→ **Exercise prompt**
Retype the opening lines of the data exactly, stopping after the line that contains "import pandas as pd". Skip every picture.

━━━━

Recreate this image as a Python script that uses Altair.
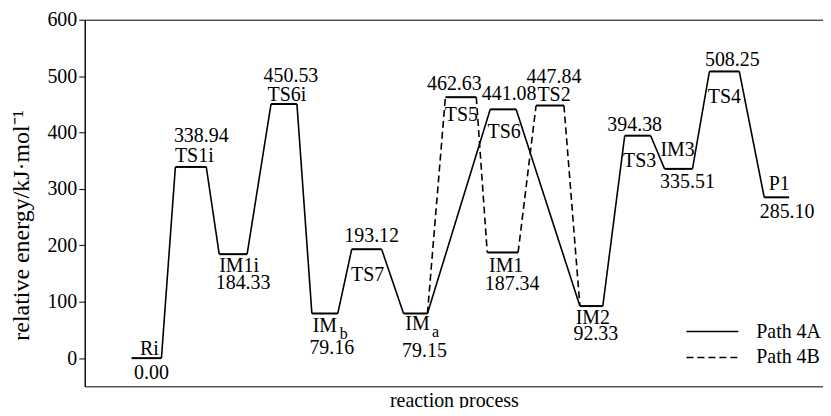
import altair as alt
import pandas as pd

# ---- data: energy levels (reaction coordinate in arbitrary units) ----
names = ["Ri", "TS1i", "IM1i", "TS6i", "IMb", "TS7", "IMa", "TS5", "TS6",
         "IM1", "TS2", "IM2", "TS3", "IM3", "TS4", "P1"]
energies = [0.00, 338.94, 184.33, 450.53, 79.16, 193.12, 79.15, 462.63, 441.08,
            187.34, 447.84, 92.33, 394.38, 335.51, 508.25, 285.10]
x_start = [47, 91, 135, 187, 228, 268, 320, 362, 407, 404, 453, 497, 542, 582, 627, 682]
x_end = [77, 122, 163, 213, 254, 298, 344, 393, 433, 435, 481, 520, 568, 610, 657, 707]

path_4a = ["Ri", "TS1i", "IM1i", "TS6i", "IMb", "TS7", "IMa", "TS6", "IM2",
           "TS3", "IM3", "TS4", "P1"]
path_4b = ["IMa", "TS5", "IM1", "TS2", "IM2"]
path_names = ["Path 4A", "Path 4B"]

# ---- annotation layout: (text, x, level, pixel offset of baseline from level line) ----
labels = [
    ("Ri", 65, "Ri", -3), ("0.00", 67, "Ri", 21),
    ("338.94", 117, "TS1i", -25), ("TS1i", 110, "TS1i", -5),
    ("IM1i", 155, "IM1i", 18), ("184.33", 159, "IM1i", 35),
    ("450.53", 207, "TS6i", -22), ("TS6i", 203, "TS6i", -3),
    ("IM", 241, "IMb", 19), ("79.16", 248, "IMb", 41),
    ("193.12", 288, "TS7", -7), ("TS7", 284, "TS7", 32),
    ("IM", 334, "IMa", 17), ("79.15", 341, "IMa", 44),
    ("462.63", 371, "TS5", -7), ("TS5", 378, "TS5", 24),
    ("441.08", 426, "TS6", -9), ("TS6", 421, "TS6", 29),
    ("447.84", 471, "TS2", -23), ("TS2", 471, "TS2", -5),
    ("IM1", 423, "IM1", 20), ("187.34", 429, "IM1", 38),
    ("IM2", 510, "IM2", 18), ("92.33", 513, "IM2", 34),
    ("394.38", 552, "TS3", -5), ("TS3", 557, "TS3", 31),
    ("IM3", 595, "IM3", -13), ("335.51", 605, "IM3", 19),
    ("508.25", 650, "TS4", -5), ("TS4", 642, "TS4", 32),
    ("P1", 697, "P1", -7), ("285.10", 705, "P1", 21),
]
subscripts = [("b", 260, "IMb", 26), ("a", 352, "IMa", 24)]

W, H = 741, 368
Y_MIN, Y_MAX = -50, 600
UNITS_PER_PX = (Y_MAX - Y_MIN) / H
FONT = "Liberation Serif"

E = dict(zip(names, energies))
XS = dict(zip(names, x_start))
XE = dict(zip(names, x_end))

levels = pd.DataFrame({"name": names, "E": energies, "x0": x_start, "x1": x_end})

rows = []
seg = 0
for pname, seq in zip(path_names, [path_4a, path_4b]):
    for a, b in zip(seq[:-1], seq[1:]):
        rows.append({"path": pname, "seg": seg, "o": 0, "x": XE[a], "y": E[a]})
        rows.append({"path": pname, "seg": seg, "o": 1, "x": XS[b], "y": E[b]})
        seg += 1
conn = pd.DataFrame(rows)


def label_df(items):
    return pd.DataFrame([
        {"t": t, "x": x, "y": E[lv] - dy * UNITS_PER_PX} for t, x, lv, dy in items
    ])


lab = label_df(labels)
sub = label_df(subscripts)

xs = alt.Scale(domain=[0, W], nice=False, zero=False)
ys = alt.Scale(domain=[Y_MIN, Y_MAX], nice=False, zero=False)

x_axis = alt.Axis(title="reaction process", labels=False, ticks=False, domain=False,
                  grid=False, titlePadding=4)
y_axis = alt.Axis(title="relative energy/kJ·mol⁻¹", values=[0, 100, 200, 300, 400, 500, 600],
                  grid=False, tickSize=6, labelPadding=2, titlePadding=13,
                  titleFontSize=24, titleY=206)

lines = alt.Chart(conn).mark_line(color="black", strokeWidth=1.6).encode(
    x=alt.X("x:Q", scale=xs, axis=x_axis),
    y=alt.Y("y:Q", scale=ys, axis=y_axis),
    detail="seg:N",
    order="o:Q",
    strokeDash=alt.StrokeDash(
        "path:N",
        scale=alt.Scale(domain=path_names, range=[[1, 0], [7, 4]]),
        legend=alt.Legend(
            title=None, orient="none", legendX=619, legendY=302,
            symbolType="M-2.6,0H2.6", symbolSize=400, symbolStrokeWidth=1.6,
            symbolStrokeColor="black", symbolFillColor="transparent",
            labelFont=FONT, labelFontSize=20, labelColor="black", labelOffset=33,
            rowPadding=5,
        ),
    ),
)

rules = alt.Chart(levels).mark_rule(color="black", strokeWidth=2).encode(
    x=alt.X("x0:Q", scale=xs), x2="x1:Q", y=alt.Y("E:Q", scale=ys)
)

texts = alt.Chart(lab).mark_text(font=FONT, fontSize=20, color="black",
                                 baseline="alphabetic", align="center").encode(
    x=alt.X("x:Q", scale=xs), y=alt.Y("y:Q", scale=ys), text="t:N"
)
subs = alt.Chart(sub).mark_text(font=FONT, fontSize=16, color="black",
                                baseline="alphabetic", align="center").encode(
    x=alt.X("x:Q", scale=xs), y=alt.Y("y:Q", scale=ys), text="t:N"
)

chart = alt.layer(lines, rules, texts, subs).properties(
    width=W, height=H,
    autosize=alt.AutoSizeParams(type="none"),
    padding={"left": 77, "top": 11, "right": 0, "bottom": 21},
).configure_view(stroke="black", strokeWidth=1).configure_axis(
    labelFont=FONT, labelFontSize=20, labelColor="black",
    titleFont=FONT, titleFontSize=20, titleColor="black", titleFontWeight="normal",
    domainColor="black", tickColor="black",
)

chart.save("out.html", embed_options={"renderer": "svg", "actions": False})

━━━━

→ **Full answer**
Recreate this image as a Python script that uses Altair.
import altair as alt
import pandas as pd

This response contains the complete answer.